“It’s awesome seeing the birth of a superstar.”
Matt Grevers, the 32-year-old captain of the United States swimming team at the world championships in Budapest, and a six-time Olympic medallist, paid homage to the phenomenon that is Caeleb Dressel.
Grevers wasn’t aggrandising Dressel’s achievements at swimming’s biggest event after the Olympics. For years, US and world swimming had been held to the standards of another superstar who had dominated the pool like none other.
On Sunday night, Michael Phelps sent a congratulatory message to Dressel on Instagram. “This kid is on fire!! So damn fun to watch buddy!!!!” the 23-time Olympic gold medallist posted. He was right. Over the course of the competition, Dressel had razed the competition.
Wins three golds in 90 minutes
Dressel joined an elite group comprising Phelps and Mark Spitz as the only swimmers to have won seven medals at a world championship or the Olympics. Phelps is the only man to have done it twice, following up his seven-gold haul in Melbourne in 2007 with an even-greater tally of eight golds in Beijing in 2008.
Mark Spitz and his moustache had powered to seven golds in Munich, before Dressel became only the third man to emulate the feat in Budapest on Sunday. Perhaps it bodes well for Dressel that Phelps followed up his world championship performance with his gargantuan Olympic feat.
Phelps’s feat still stands as the best performance in a world championship – five individual and two relay golds. Dressel, a 20-year-old University of Florida student won three individual golds and four in relays.
“The comparisons [with Phelps] are probably inevitable,” Dressel said. “But I’m not the same person as Michael.” Yet he pulled off a feat that even Phelps had not in his medal-laden career – by becoming the first swimmer to win three golds at a world championship or the Olympics in one session of swimming.

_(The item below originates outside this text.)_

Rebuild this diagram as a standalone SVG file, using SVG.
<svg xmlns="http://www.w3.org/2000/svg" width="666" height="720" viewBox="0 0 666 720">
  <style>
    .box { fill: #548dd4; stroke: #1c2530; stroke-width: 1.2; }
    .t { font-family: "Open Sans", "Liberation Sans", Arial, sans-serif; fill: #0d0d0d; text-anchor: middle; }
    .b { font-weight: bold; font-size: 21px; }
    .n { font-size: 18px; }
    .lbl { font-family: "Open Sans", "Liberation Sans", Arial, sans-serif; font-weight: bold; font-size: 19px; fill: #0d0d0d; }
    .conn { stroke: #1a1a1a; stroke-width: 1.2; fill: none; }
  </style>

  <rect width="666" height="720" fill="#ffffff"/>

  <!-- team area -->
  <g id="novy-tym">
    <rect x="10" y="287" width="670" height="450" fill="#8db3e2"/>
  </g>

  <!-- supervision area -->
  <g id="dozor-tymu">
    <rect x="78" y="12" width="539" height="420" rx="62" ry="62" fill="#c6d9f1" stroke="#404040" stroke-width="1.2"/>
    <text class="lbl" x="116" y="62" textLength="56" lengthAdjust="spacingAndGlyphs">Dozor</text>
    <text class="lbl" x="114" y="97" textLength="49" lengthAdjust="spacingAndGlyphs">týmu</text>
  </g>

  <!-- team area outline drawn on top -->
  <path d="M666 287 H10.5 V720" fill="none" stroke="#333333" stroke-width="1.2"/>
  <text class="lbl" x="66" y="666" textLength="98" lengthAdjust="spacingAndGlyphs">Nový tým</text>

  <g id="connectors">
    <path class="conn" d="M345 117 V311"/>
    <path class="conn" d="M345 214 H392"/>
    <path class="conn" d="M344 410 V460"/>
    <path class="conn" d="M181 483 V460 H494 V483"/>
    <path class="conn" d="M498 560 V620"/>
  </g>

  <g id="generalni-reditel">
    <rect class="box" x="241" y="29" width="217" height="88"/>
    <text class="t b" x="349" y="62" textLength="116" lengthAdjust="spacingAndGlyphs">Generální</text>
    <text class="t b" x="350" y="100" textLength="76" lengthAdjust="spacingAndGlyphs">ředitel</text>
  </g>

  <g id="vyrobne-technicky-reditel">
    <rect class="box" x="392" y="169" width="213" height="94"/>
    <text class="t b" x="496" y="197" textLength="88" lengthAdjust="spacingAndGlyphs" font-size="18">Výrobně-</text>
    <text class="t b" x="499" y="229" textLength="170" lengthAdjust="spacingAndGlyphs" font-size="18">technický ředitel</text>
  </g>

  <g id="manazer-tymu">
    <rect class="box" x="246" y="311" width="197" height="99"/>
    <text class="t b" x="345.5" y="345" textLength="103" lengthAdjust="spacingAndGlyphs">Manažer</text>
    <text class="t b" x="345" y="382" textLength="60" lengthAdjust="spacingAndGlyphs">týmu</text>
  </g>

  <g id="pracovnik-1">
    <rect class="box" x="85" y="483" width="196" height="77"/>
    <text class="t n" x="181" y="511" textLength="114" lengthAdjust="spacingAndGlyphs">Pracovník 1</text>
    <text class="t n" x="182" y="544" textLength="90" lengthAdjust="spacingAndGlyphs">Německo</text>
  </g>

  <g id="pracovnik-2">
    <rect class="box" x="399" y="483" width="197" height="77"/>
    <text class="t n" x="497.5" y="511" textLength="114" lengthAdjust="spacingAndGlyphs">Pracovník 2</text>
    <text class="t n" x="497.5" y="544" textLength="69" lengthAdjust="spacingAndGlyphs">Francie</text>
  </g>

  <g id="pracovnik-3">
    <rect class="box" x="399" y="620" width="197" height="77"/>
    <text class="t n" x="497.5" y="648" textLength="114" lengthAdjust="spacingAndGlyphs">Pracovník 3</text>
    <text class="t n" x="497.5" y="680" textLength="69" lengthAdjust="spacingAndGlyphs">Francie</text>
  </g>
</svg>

In doing so, he bested the one man who beat Phelps at Rio. Joseph Schooling, the 100-metre butterfly champ with an Olympic record, was left trailing in his wake as Dressel clocked a blistering 49.86 seconds, just four-hundredths of a second off Phelps’s world record set at the 2009 world championships in Rome before world swimming’s governing body Fina banned full-body buoyant polyurethane suits.

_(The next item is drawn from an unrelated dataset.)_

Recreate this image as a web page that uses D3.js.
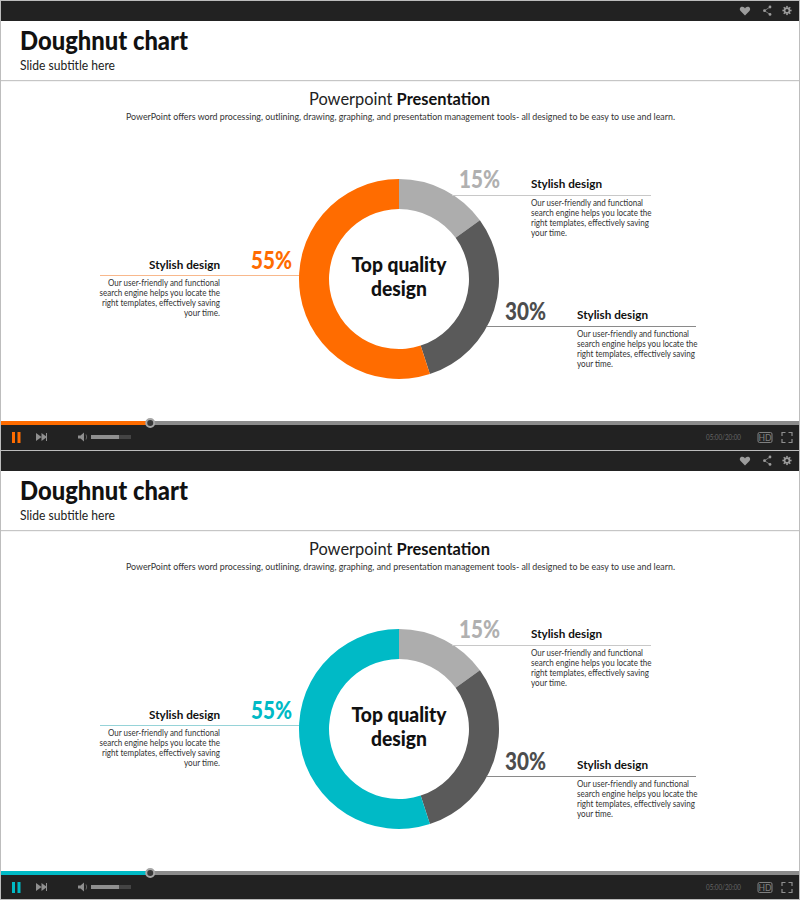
<!DOCTYPE html>
<html>
<head>
<meta charset="utf-8">
<script src="https://cdn.jsdelivr.net/npm/d3@7"></script>
<style>
  html, body { margin: 0; padding: 0; background: #fff; }
  svg { display: block; }
  text { font-family: Lato, "Noto Sans", sans-serif; }
</style>
</head>
<body>
<svg id="chart" width="800" height="900"></svg>
<script>
var categories = ["Top", "Middle", "Main"];
var shares = [15, 30, 55];
var shareLabels = ["15%", "30%", "55%"];
var calloutTitles = ["Stylish design", "Stylish design", "Stylish design"];
var calloutBody = [
  "Our user-friendly  and functional",
  "search engine helps you locate the",
  "right templates, effectively saving",
  "your time."
];
var slideTitle = "Doughnut chart";
var slideSubtitle = "Slide subtitle here";
var heading = ["Powerpoint ", "Presentation"];
var intro = "PowerPoint offers word processing, outlining, drawing, graphing, and presentation management tools- all designed to be easy to use and learn.";
var centerLines = ["Top quality", "design"];
var timeLabel = "05:00/20:00";
var played = 0.187;
var volume = 0.7;
var accents = ["#ff6c00", "#00bac6"];
var accentLines = ["#f8b88c", "#96d3d8"];

var greys = ["#adadad", "#5a5a5a"];
var labelGreys = ["#b0b0b0", "#4d4d4d"];
var dark = "#222222";

// where each callout sits, same order as the shares
var calloutPos = [
  { pctX: 500, pctY: 188, lineFrom: 452, lineTo: 651, lineY: 195, textX: 531, titleY: 188, anchor: "start" },
  { pctX: 546, pctY: 320, lineFrom: 487, lineTo: 696, lineY: 326, textX: 577, titleY: 319, anchor: "start" },
  { pctX: 292, pctY: 269, lineFrom: 100, lineTo: 299, lineY: 275, textX: 220, titleY: 269, anchor: "end" }
];
// Titillium isn't installed, so squeeze Lato to the widths in the picture
var bodyWidths = [112, 120.5, 118, 36];
var centerWidths = [95, 56];

var svg = d3.select("#chart");

var pie = d3.pie().sort(null).value(function (d) { return d; });
var arc = d3.arc().innerRadius(70).outerRadius(100);
var progress = d3.scaleLinear().domain([0, 1]).range([1, 799]);
var volumeScale = d3.scaleLinear().domain([0, 1]).range([91, 131]);

function fit(sel, w) {
  return sel.attr("textLength", w).attr("lengthAdjust", "spacingAndGlyphs");
}

function drawTopBar(g) {
  g.append("rect").attr("x", 0).attr("y", 0).attr("width", 800).attr("height", 21).attr("fill", dark);
  g.append("rect").attr("x", 0).attr("y", 0).attr("width", 800).attr("height", 1).attr("fill", "#bdbdbd");

  // heart
  g.append("path")
    .attr("d", "M745 15.5 L740.6 11 C738.8 8.8 740.5 6.6 742.5 6.8 C743.6 6.9 744.5 7.6 745 8.5 C745.5 7.6 746.4 6.9 747.5 6.8 C749.5 6.6 751.2 8.8 749.4 11 Z")
    .attr("fill", "#9c9c9c");
  // share
  g.append("path")
    .attr("d", "M770 7 L764.5 10.7 L770 14.4")
    .attr("fill", "none").attr("stroke", "#8a8a8a").attr("stroke-width", 0.8);
  [[770, 7], [764.5, 10.7], [770, 14.4]].forEach(function (p) {
    g.append("circle").attr("cx", p[0]).attr("cy", p[1]).attr("r", 1.4).attr("fill", "#9c9c9c");
  });
  // gear
  g.append("circle").attr("cx", 787).attr("cy", 10.5).attr("r", 2.4)
    .attr("fill", "none").attr("stroke", "#9c9c9c").attr("stroke-width", 1.6);
  d3.range(8).forEach(function (i) {
    g.append("rect").attr("x", 786.2).attr("y", 5.9).attr("width", 1.6).attr("height", 1.8)
      .attr("fill", "#9c9c9c")
      .attr("transform", "rotate(" + (i * 45) + " 787 10.5)");
  });
}

function drawControls(g, accent) {
  g.append("rect").attr("x", 0).attr("y", 421).attr("width", 800).attr("height", 29).attr("fill", dark);
  g.append("rect").attr("x", progress(0)).attr("y", 421).attr("width", 798).attr("height", 4).attr("fill", "#8c8c8c");
  g.append("rect").attr("x", progress(0)).attr("y", 421)
    .attr("width", progress(played) - progress(0)).attr("height", 4).attr("fill", accent);
  g.append("circle").attr("cx", progress(played)).attr("cy", 423).attr("r", 4)
    .attr("fill", "#3a3a3a").attr("stroke", "#a6a6a6").attr("stroke-width", 2);

  // pause
  g.append("rect").attr("x", 12).attr("y", 432).attr("width", 3).attr("height", 11).attr("fill", accent);
  g.append("rect").attr("x", 17.5).attr("y", 432).attr("width", 3).attr("height", 11).attr("fill", accent);
  // skip
  g.append("path").attr("d", "M36 433 L41.5 437 L36 441 Z M41.5 433 L47 437 L41.5 441 Z").attr("fill", "#8f8f8f");
  g.append("rect").attr("x", 46).attr("y", 433).attr("width", 1).attr("height", 8).attr("fill", "#8f8f8f");
  // speaker
  g.append("path").attr("d", "M78 435.5 L80.5 435.5 L84 432.5 L84 441.5 L80.5 438.5 L78 438.5 Z").attr("fill", "#8f8f8f");
  g.append("path").attr("d", "M86 434.5 Q87.4 437 86 439.5").attr("fill", "none").attr("stroke", "#777").attr("stroke-width", 0.8);
  // volume
  g.append("rect").attr("x", volumeScale(0)).attr("y", 435).attr("width", volumeScale(1) - volumeScale(0)).attr("height", 4).attr("fill", "#444");
  g.append("rect").attr("x", volumeScale(0)).attr("y", 435).attr("width", volumeScale(volume) - volumeScale(0)).attr("height", 4).attr("fill", "#8f8f8f");

  fit(g.append("text").attr("x", 706).attr("y", 439.5)
    .attr("font-size", 7.5).attr("fill", "#666").text(timeLabel), 35);

  // HD badge
  g.append("rect").attr("x", 758).attr("y", 432.5).attr("width", 14).attr("height", 10).attr("rx", 1.5)
    .attr("fill", "none").attr("stroke", "#808080").attr("stroke-width", 1);
  g.append("text").attr("x", 765).attr("y", 440.5).attr("text-anchor", "middle")
    .attr("font-size", 8.5).attr("fill", "#808080").text("HD");
  // fullscreen
  g.append("path")
    .attr("d", "M782 436 L782 432.5 L785.5 432.5 M788.5 432.5 L792 432.5 L792 436 M792 439 L792 442.5 L788.5 442.5 M785.5 442.5 L782 442.5 L782 439")
    .attr("fill", "none").attr("stroke", "#8f8f8f").attr("stroke-width", 1.2);
}

function drawPanel(g, accent, accentLine) {
  var colors = [greys[0], greys[1], accent];
  var pctColors = [labelGreys[0], labelGreys[1], accent];
  var lineColors = ["#c8c8c8", "#8a8a8a", accentLine];

  drawTopBar(g);

  fit(g.append("text").attr("x", 20).attr("y", 50)
    .attr("font-size", 26).attr("font-weight", 900).attr("fill", "#111").text(slideTitle), 168);
  fit(g.append("text").attr("x", 20).attr("y", 70)
    .attr("font-size", 13).attr("fill", "#222").text(slideSubtitle), 95);
  g.append("rect").attr("x", 0).attr("y", 80).attr("width", 800).attr("height", 1.2).attr("fill", "#c6c6c6");

  var head = g.append("text").attr("x", 309).attr("y", 105)
    .attr("font-size", 17).attr("fill", "#222");
  head.append("tspan").text(heading[0]);
  head.append("tspan").attr("font-weight", 700).attr("fill", "#111").text(heading[1]);
  fit(head, 181);

  fit(g.append("text").attr("x", 126).attr("y", 120)
    .attr("font-size", 9.6).attr("fill", "#333").text(intro), 549);

  var ring = g.append("g").attr("transform", "translate(399,279)");
  ring.selectAll("path").data(pie(shares)).enter().append("path")
    .attr("d", arc)
    .attr("fill", function (d, i) { return colors[i]; })
    .attr("data-category", function (d, i) { return categories[i]; });

  ring.selectAll("text").data(centerLines).enter().append("text")
    .attr("text-anchor", "middle")
    .attr("y", function (d, i) { return -7 + i * 24; })
    .attr("font-size", 20).attr("font-weight", 900).attr("fill", "#111")
    .attr("textLength", function (d, i) { return centerWidths[i]; })
    .attr("lengthAdjust", "spacingAndGlyphs")
    .text(function (d) { return d; });

  calloutPos.forEach(function (p, i) {
    var c = g.append("g");
    c.append("line")
      .attr("x1", p.lineFrom).attr("x2", p.lineTo).attr("y1", p.lineY + 0.5).attr("y2", p.lineY + 0.5)
      .attr("stroke", lineColors[i]).attr("stroke-width", 1);
    fit(c.append("text").attr("x", p.pctX).attr("y", p.pctY).attr("text-anchor", "end")
      .attr("font-size", 25).attr("font-weight", 900).attr("fill", pctColors[i]).text(shareLabels[i]), 41);
    fit(c.append("text").attr("x", p.textX).attr("y", p.titleY).attr("text-anchor", p.anchor)
      .attr("font-size", 11.5).attr("font-weight", 700).attr("fill", "#111").text(calloutTitles[i]), 71);
    c.selectAll(".body").data(calloutBody).enter().append("text")
      .attr("class", "body")
      .attr("x", p.textX)
      .attr("y", function (d, j) { return p.lineY + 10.5 + j * 10.3; })
      .attr("text-anchor", p.anchor)
      .attr("font-size", 9).attr("fill", "#333")
      .attr("textLength", function (d, j) { return bodyWidths[j]; })
      .attr("lengthAdjust", "spacingAndGlyphs")
      .text(function (d) { return d; });
  });

  drawControls(g, accent);
}

accents.forEach(function (accent, i) {
  drawPanel(svg.append("g").attr("transform", "translate(0," + (i * 450) + ")"), accent, accentLines[i]);
});

svg.append("rect").attr("x", 0).attr("y", 0).attr("width", 1).attr("height", 900).attr("fill", "#bdbdbd");
svg.append("rect").attr("x", 799).attr("y", 0).attr("width", 1).attr("height", 900).attr("fill", "#bdbdbd");
svg.append("rect").attr("x", 0).attr("y", 899).attr("width", 800).attr("height", 1).attr("fill", "#bdbdbd");
</script>
</body>
</html>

Six-month break from swimming
Dressel won two golds in mixed relays, events that will be part of Tokyo 2020, events that Phelps did not have access to but that should not take away any credit from the young star.
Interestingly, Schooling and Dressel have trained at the Bolles school in Jacksonville but have never been rivals for the eight years they have known each other, as the latter was never considered a freestyler. That was, until this year’s NCAA Championships where Dressel’s speed in the final stretch saw him clock the fastest-ever time of the meet, edging out the man who previously held two of the top three times.
By the time Dressel moved to the University of Florida at the age of 17, he was earmarked as a future great, holding seven age-group national records and the 100-metre freestyle junior world championship record.
Before breaking three American records at the 2017 worlds, Dressel became the first high-school age swimmer to swim a sub-19-second time at the 200-yard freestyle event in 2013, at the Greensboro Aquatic Centre in North Carolina.
Most bizarrely, Dressel quit swimming after that event. “I wasn’t even thinking about swimming during that time period,” he had said. “During those six months, I didn’t touch water. I didn’t even think about touching water.”
It was only the lure of training under University of Florida head coach Gregg Troy that pulled him back to swimming. After winning his first national championship in 2016, the US coaching staff would pick Dressel over Phelps to lead the men’s 400-metre relay team, a move that paid off as they won the gold, the first of the 20-year-old’s two at the Olympics.
In seventh heaven
Yet, no one, including Dressel himself, could have had an inkling of what was to follow at the world championships. The Florida native, who maintained a detailed log book to track his ever-reducing times, leading the 4X100-metre freestyle relay team to victory, before following it up with a 4X100-metre mixed medley relay win, which preceded his first individual gold medal in the 100-metre freestyle final.
This was nothing compared to what was to follow, as he would win three golds in a single evening. The 50-metre freestyle American record would fall first, before the 100 fly, where Schooling had to settle for a bronze.
“That was phenomenal,” Schooling said. “There were no words to describe how fast that is. He just did 50 free, and he had a bunch of events before. That makes it even more impressive. That’s all, really.”
Dressel used what was left in his tank to lead the mixed 4X100-metre relay to a victory, splitting 47.22 seconds, just five-hundredths off his effort in the individual 100 free win. On Day 8, Dressel (fly) and Matt Grevers (back), Kevin Cordes (breaststroke) and Nathan Adrian (freestyle) won the 4X100-medley relay gold to clinch the US’ 18th gold at the championships.
At the end, captain Grevers summed it up, “There is always someone to fill the spot. People want to fill those gaps. Dressel did it and a lot of others too. I think Michael might come back. After watching this meet he might get the hitch. I know he is a competitor and he might want to help out.”
If Dressel’s performance in the last week is anything to go by, he is more than a mere spot-filler.